(Figure scripts)
▶

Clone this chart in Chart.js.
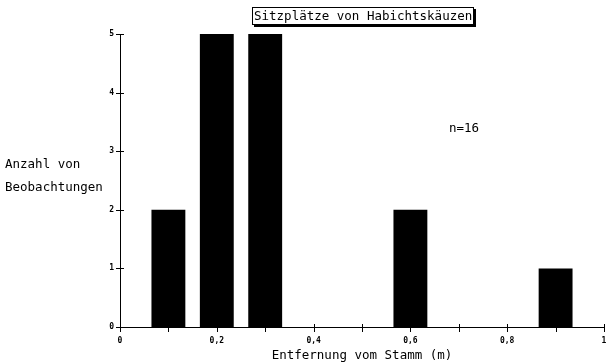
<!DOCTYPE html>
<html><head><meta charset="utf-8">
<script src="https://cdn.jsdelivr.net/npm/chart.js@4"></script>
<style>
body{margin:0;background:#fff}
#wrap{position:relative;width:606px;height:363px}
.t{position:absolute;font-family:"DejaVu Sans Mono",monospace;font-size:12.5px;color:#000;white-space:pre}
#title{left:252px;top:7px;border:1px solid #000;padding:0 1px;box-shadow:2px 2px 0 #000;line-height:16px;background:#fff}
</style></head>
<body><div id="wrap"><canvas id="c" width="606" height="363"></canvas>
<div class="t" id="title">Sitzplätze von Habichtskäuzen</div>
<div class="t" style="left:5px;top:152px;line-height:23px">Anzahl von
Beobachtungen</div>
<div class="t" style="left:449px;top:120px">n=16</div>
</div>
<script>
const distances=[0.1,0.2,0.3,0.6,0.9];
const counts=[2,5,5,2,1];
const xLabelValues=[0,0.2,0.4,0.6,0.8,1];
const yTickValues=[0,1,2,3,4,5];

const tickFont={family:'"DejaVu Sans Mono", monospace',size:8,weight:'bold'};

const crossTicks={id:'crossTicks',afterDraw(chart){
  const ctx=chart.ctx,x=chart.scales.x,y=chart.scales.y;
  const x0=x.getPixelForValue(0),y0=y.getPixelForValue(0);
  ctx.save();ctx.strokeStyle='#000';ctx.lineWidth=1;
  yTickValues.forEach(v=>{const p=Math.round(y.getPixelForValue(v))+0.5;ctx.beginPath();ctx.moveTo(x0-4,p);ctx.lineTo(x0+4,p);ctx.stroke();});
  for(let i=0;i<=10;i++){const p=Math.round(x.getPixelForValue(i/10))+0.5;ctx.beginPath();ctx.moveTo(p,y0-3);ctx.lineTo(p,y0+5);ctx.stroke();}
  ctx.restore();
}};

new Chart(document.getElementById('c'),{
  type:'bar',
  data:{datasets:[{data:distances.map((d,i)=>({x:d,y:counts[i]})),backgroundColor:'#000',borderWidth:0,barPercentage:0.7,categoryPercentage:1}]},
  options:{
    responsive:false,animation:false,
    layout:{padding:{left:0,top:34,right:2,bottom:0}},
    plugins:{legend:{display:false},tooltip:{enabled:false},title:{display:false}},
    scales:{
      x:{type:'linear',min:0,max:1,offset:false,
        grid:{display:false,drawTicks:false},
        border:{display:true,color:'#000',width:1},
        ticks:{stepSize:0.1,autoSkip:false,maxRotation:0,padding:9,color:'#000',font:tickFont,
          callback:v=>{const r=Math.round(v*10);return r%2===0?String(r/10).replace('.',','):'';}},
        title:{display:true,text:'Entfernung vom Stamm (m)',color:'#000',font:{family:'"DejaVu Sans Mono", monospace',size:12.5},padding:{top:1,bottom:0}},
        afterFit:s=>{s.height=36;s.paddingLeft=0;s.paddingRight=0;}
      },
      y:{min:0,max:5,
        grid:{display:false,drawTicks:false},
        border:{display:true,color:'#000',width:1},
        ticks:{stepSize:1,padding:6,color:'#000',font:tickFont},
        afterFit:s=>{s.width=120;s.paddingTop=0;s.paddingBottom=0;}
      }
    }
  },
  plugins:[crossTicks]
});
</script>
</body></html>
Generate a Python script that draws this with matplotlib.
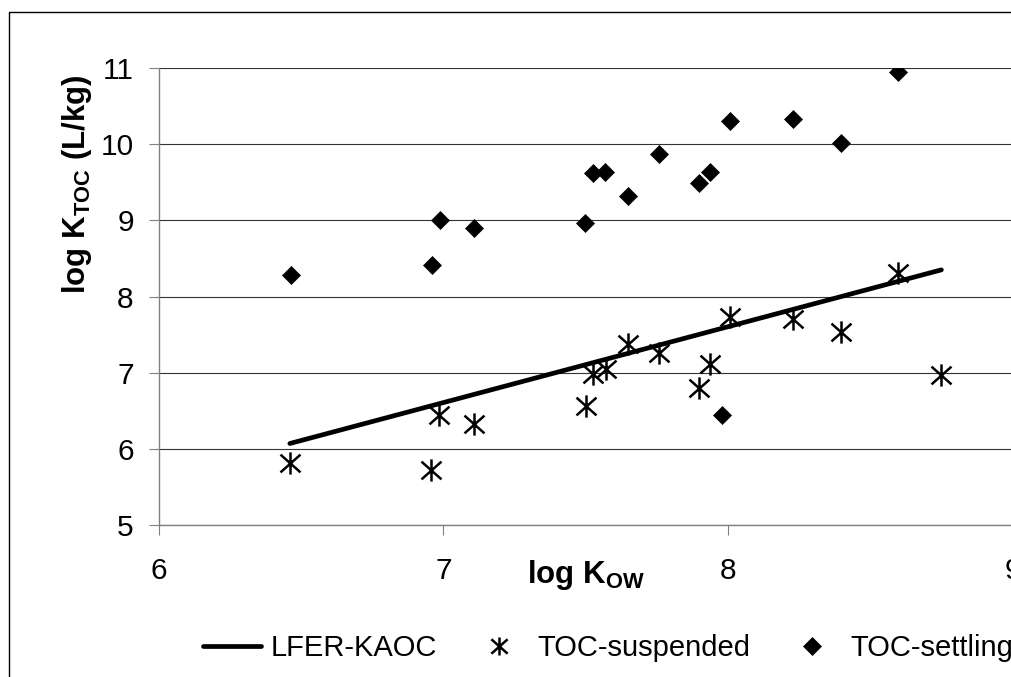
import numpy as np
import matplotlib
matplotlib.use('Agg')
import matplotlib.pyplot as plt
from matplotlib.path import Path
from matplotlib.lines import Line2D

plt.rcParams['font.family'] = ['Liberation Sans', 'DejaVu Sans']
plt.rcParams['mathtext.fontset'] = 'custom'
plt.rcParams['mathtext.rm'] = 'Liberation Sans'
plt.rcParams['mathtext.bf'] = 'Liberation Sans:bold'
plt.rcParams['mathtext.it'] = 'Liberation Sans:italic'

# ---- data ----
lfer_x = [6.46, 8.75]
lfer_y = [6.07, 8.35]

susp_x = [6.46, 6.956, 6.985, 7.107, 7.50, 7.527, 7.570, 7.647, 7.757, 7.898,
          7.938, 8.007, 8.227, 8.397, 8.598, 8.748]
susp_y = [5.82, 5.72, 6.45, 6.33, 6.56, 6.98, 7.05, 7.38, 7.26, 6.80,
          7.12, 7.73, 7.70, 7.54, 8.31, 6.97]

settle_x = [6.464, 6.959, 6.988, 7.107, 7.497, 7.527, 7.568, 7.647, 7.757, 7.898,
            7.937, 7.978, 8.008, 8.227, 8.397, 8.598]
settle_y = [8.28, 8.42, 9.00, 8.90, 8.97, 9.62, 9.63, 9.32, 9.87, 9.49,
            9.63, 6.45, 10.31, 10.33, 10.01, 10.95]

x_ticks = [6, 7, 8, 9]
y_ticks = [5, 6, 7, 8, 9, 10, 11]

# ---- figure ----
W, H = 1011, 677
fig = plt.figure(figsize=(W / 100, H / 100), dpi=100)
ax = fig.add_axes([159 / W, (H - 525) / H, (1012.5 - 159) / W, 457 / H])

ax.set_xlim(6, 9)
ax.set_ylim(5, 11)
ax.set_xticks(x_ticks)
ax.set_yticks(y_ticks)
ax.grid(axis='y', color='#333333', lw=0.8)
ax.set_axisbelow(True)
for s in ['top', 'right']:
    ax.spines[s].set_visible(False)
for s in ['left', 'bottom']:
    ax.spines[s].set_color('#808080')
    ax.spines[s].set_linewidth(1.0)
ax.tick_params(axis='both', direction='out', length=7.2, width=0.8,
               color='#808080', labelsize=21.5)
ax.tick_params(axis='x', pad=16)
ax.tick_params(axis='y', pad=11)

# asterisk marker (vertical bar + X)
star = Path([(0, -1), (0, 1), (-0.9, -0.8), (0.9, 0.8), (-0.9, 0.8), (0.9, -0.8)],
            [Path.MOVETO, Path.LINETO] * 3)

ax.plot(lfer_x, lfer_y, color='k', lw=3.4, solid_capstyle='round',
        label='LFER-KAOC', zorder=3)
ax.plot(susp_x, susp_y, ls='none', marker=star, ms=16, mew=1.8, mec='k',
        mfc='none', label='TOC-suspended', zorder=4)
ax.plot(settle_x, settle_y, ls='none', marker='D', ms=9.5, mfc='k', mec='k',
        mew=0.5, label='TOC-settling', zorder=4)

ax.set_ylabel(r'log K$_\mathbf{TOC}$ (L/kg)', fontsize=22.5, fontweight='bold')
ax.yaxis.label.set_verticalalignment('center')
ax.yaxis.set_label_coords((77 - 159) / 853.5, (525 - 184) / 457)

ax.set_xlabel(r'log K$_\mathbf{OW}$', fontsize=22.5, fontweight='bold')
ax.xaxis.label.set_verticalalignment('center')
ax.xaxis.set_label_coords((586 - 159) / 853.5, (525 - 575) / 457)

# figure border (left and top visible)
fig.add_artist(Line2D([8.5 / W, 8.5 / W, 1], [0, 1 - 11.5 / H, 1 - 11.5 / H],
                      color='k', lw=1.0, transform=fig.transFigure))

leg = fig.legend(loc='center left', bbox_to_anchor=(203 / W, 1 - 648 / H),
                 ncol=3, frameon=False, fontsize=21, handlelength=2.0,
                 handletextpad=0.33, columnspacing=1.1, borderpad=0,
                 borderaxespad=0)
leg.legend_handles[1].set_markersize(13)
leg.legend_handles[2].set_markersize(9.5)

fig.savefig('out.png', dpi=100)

◀

**Task description**
Begin with the line that contains "Generate a Python", end with the line that contains "y_ticks = [5, 6, 7, 8, 9, 10, 11]", and set down every line in that range exactly as it stands, minus the pictures.

**Task solution**
Generate a Python script that draws this with matplotlib.
import numpy as np
import matplotlib
matplotlib.use('Agg')
import matplotlib.pyplot as plt
from matplotlib.path import Path
from matplotlib.lines import Line2D

plt.rcParams['font.family'] = ['Liberation Sans', 'DejaVu Sans']
plt.rcParams['mathtext.fontset'] = 'custom'
plt.rcParams['mathtext.rm'] = 'Liberation Sans'
plt.rcParams['mathtext.bf'] = 'Liberation Sans:bold'
plt.rcParams['mathtext.it'] = 'Liberation Sans:italic'

# ---- data ----
lfer_x = [6.46, 8.75]
lfer_y = [6.07, 8.35]

susp_x = [6.46, 6.956, 6.985, 7.107, 7.50, 7.527, 7.570, 7.647, 7.757, 7.898,
          7.938, 8.007, 8.227, 8.397, 8.598, 8.748]
susp_y = [5.82, 5.72, 6.45, 6.33, 6.56, 6.98, 7.05, 7.38, 7.26, 6.80,
          7.12, 7.73, 7.70, 7.54, 8.31, 6.97]

settle_x = [6.464, 6.959, 6.988, 7.107, 7.497, 7.527, 7.568, 7.647, 7.757, 7.898,
            7.937, 7.978, 8.008, 8.227, 8.397, 8.598]
settle_y = [8.28, 8.42, 9.00, 8.90, 8.97, 9.62, 9.63, 9.32, 9.87, 9.49,
            9.63, 6.45, 10.31, 10.33, 10.01, 10.95]

x_ticks = [6, 7, 8, 9]
y_ticks = [5, 6, 7, 8, 9, 10, 11]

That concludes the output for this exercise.